#### YOUR OBJECTIVE
Could you transcribe every record below exactly as written, leaving out any pictures?

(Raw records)
☆ ☆ ☆ ☆
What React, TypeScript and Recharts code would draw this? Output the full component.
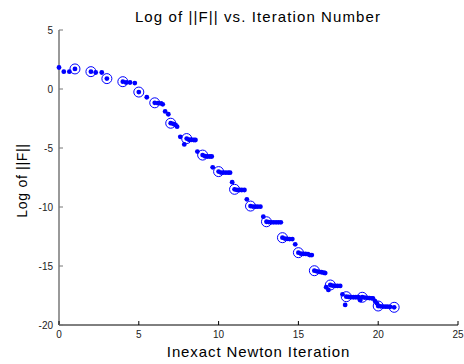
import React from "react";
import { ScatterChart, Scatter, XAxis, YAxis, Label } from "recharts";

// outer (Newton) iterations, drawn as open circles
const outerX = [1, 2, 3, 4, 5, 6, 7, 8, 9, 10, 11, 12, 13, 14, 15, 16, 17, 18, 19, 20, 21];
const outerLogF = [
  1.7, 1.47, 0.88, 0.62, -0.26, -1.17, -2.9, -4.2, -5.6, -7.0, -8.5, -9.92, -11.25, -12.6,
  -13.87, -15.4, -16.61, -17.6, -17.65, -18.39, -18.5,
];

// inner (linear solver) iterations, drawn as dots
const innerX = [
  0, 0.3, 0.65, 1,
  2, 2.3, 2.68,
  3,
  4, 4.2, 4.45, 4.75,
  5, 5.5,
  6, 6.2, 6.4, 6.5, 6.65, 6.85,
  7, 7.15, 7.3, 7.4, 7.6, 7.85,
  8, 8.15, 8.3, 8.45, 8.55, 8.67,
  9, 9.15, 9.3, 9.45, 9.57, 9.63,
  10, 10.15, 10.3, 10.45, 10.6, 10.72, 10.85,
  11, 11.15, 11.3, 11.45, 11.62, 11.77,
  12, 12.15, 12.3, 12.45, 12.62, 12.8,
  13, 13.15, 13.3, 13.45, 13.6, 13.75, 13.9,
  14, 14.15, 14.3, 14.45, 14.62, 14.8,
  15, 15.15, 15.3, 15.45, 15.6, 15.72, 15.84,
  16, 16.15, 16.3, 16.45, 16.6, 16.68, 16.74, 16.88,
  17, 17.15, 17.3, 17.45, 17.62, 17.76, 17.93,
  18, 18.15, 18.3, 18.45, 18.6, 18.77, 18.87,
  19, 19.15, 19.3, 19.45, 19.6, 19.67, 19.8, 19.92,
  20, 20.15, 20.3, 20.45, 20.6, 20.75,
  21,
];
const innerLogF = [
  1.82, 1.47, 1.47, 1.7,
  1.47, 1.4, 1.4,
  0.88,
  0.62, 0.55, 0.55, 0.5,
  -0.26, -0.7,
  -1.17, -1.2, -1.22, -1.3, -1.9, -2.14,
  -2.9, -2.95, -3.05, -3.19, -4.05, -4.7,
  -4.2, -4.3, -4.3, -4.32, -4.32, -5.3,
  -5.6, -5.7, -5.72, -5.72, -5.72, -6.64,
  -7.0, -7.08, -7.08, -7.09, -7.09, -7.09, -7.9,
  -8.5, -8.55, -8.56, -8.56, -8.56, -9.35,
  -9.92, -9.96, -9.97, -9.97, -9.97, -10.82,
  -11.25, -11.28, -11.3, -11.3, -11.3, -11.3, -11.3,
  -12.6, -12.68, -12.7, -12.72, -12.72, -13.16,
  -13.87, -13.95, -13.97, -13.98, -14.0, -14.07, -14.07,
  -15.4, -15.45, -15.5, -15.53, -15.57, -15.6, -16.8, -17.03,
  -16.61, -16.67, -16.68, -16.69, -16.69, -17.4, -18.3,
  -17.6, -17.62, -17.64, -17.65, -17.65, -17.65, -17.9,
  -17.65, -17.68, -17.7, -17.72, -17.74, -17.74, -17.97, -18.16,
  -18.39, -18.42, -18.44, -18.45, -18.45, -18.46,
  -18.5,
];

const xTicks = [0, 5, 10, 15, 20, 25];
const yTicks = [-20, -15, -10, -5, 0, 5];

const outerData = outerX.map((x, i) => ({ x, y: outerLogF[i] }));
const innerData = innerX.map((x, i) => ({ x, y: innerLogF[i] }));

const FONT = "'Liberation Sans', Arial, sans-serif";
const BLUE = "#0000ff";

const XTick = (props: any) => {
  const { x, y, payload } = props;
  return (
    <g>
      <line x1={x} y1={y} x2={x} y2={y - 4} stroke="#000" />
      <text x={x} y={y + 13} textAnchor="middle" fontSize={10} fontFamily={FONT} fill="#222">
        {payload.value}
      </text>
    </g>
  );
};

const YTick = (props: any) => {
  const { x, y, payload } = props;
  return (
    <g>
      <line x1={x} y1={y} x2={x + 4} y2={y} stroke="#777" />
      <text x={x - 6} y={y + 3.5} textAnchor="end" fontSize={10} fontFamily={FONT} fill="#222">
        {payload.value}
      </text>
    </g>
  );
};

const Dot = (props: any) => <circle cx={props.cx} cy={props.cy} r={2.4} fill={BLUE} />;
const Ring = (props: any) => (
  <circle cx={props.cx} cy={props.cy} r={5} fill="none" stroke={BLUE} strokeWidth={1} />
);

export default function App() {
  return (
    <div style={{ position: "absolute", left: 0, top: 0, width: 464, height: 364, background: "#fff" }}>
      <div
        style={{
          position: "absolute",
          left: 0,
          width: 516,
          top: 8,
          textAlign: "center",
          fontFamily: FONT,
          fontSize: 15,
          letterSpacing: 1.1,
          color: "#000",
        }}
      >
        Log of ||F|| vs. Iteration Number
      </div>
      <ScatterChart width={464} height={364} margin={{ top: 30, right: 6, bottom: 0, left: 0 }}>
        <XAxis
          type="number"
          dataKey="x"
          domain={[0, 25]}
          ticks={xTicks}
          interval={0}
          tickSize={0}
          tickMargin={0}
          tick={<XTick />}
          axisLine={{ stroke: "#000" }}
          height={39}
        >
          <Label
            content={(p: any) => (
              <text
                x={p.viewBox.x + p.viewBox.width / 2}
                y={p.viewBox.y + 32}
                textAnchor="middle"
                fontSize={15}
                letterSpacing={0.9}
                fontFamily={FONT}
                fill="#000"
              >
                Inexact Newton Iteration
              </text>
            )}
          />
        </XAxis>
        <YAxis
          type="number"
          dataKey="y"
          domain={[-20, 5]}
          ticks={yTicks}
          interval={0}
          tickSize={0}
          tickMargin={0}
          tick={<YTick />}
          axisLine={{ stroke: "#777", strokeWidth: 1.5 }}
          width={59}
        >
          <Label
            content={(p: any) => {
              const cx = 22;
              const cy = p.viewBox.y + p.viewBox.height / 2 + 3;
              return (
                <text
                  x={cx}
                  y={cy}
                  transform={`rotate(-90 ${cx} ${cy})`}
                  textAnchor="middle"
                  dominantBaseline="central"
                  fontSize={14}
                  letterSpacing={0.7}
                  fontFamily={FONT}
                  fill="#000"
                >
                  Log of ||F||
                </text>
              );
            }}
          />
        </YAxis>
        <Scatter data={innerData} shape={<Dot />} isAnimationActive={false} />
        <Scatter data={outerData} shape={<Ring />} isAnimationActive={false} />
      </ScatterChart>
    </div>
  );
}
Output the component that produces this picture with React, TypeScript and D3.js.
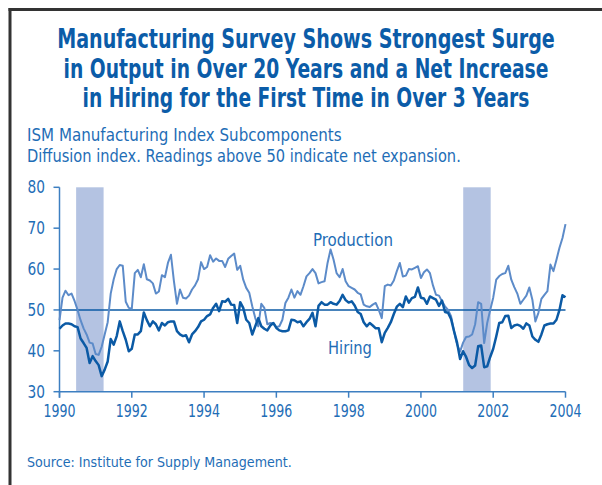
☆ ☆ ☆ ☆
#### RESPONSE BELOW
What React, TypeScript and Recharts code would draw this? Output the full component.
import React from "react";
import { ScatterChart, Scatter, XAxis, YAxis, Label } from "recharts";

// outer (Newton) iterations, drawn as open circles
const outerX = [1, 2, 3, 4, 5, 6, 7, 8, 9, 10, 11, 12, 13, 14, 15, 16, 17, 18, 19, 20, 21];
const outerLogF = [
  1.7, 1.47, 0.88, 0.62, -0.26, -1.17, -2.9, -4.2, -5.6, -7.0, -8.5, -9.92, -11.25, -12.6,
  -13.87, -15.4, -16.61, -17.6, -17.65, -18.39, -18.5,
];

// inner (linear solver) iterations, drawn as dots
const innerX = [
  0, 0.3, 0.65, 1,
  2, 2.3, 2.68,
  3,
  4, 4.2, 4.45, 4.75,
  5, 5.5,
  6, 6.2, 6.4, 6.5, 6.65, 6.85,
  7, 7.15, 7.3, 7.4, 7.6, 7.85,
  8, 8.15, 8.3, 8.45, 8.55, 8.67,
  9, 9.15, 9.3, 9.45, 9.57, 9.63,
  10, 10.15, 10.3, 10.45, 10.6, 10.72, 10.85,
  11, 11.15, 11.3, 11.45, 11.62, 11.77,
  12, 12.15, 12.3, 12.45, 12.62, 12.8,
  13, 13.15, 13.3, 13.45, 13.6, 13.75, 13.9,
  14, 14.15, 14.3, 14.45, 14.62, 14.8,
  15, 15.15, 15.3, 15.45, 15.6, 15.72, 15.84,
  16, 16.15, 16.3, 16.45, 16.6, 16.68, 16.74, 16.88,
  17, 17.15, 17.3, 17.45, 17.62, 17.76, 17.93,
  18, 18.15, 18.3, 18.45, 18.6, 18.77, 18.87,
  19, 19.15, 19.3, 19.45, 19.6, 19.67, 19.8, 19.92,
  20, 20.15, 20.3, 20.45, 20.6, 20.75,
  21,
];
const innerLogF = [
  1.82, 1.47, 1.47, 1.7,
  1.47, 1.4, 1.4,
  0.88,
  0.62, 0.55, 0.55, 0.5,
  -0.26, -0.7,
  -1.17, -1.2, -1.22, -1.3, -1.9, -2.14,
  -2.9, -2.95, -3.05, -3.19, -4.05, -4.7,
  -4.2, -4.3, -4.3, -4.32, -4.32, -5.3,
  -5.6, -5.7, -5.72, -5.72, -5.72, -6.64,
  -7.0, -7.08, -7.08, -7.09, -7.09, -7.09, -7.9,
  -8.5, -8.55, -8.56, -8.56, -8.56, -9.35,
  -9.92, -9.96, -9.97, -9.97, -9.97, -10.82,
  -11.25, -11.28, -11.3, -11.3, -11.3, -11.3, -11.3,
  -12.6, -12.68, -12.7, -12.72, -12.72, -13.16,
  -13.87, -13.95, -13.97, -13.98, -14.0, -14.07, -14.07,
  -15.4, -15.45, -15.5, -15.53, -15.57, -15.6, -16.8, -17.03,
  -16.61, -16.67, -16.68, -16.69, -16.69, -17.4, -18.3,
  -17.6, -17.62, -17.64, -17.65, -17.65, -17.65, -17.9,
  -17.65, -17.68, -17.7, -17.72, -17.74, -17.74, -17.97, -18.16,
  -18.39, -18.42, -18.44, -18.45, -18.45, -18.46,
  -18.5,
];

const xTicks = [0, 5, 10, 15, 20, 25];
const yTicks = [-20, -15, -10, -5, 0, 5];

const outerData = outerX.map((x, i) => ({ x, y: outerLogF[i] }));
const innerData = innerX.map((x, i) => ({ x, y: innerLogF[i] }));

const FONT = "'Liberation Sans', Arial, sans-serif";
const BLUE = "#0000ff";

const XTick = (props: any) => {
  const { x, y, payload } = props;
  return (
    <g>
      <line x1={x} y1={y} x2={x} y2={y - 4} stroke="#000" />
      <text x={x} y={y + 13} textAnchor="middle" fontSize={10} fontFamily={FONT} fill="#222">
        {payload.value}
      </text>
    </g>
  );
};

const YTick = (props: any) => {
  const { x, y, payload } = props;
  return (
    <g>
      <line x1={x} y1={y} x2={x + 4} y2={y} stroke="#777" />
      <text x={x - 6} y={y + 3.5} textAnchor="end" fontSize={10} fontFamily={FONT} fill="#222">
        {payload.value}
      </text>
    </g>
  );
};

const Dot = (props: any) => <circle cx={props.cx} cy={props.cy} r={2.4} fill={BLUE} />;
const Ring = (props: any) => (
  <circle cx={props.cx} cy={props.cy} r={5} fill="none" stroke={BLUE} strokeWidth={1} />
);

export default function App() {
  return (
    <div style={{ position: "absolute", left: 0, top: 0, width: 464, height: 364, background: "#fff" }}>
      <div
        style={{
          position: "absolute",
          left: 0,
          width: 516,
          top: 8,
          textAlign: "center",
          fontFamily: FONT,
          fontSize: 15,
          letterSpacing: 1.1,
          color: "#000",
        }}
      >
        Log of ||F|| vs. Iteration Number
      </div>
      <ScatterChart width={464} height={364} margin={{ top: 30, right: 6, bottom: 0, left: 0 }}>
        <XAxis
          type="number"
          dataKey="x"
          domain={[0, 25]}
          ticks={xTicks}
          interval={0}
          tickSize={0}
          tickMargin={0}
          tick={<XTick />}
          axisLine={{ stroke: "#000" }}
          height={39}
        >
          <Label
            content={(p: any) => (
              <text
                x={p.viewBox.x + p.viewBox.width / 2}
                y={p.viewBox.y + 32}
                textAnchor="middle"
                fontSize={15}
                letterSpacing={0.9}
                fontFamily={FONT}
                fill="#000"
              >
                Inexact Newton Iteration
              </text>
            )}
          />
        </XAxis>
        <YAxis
          type="number"
          dataKey="y"
          domain={[-20, 5]}
          ticks={yTicks}
          interval={0}
          tickSize={0}
          tickMargin={0}
          tick={<YTick />}
          axisLine={{ stroke: "#777", strokeWidth: 1.5 }}
          width={59}
        >
          <Label
            content={(p: any) => {
              const cx = 22;
              const cy = p.viewBox.y + p.viewBox.height / 2 + 3;
              return (
                <text
                  x={cx}
                  y={cy}
                  transform={`rotate(-90 ${cx} ${cy})`}
                  textAnchor="middle"
                  dominantBaseline="central"
                  fontSize={14}
                  letterSpacing={0.7}
                  fontFamily={FONT}
                  fill="#000"
                >
                  Log of ||F||
                </text>
              );
            }}
          />
        </YAxis>
        <Scatter data={innerData} shape={<Dot />} isAnimationActive={false} />
        <Scatter data={outerData} shape={<Ring />} isAnimationActive={false} />
      </ScatterChart>
    </div>
  );
}
Output the component that produces this picture with React, TypeScript and D3.js.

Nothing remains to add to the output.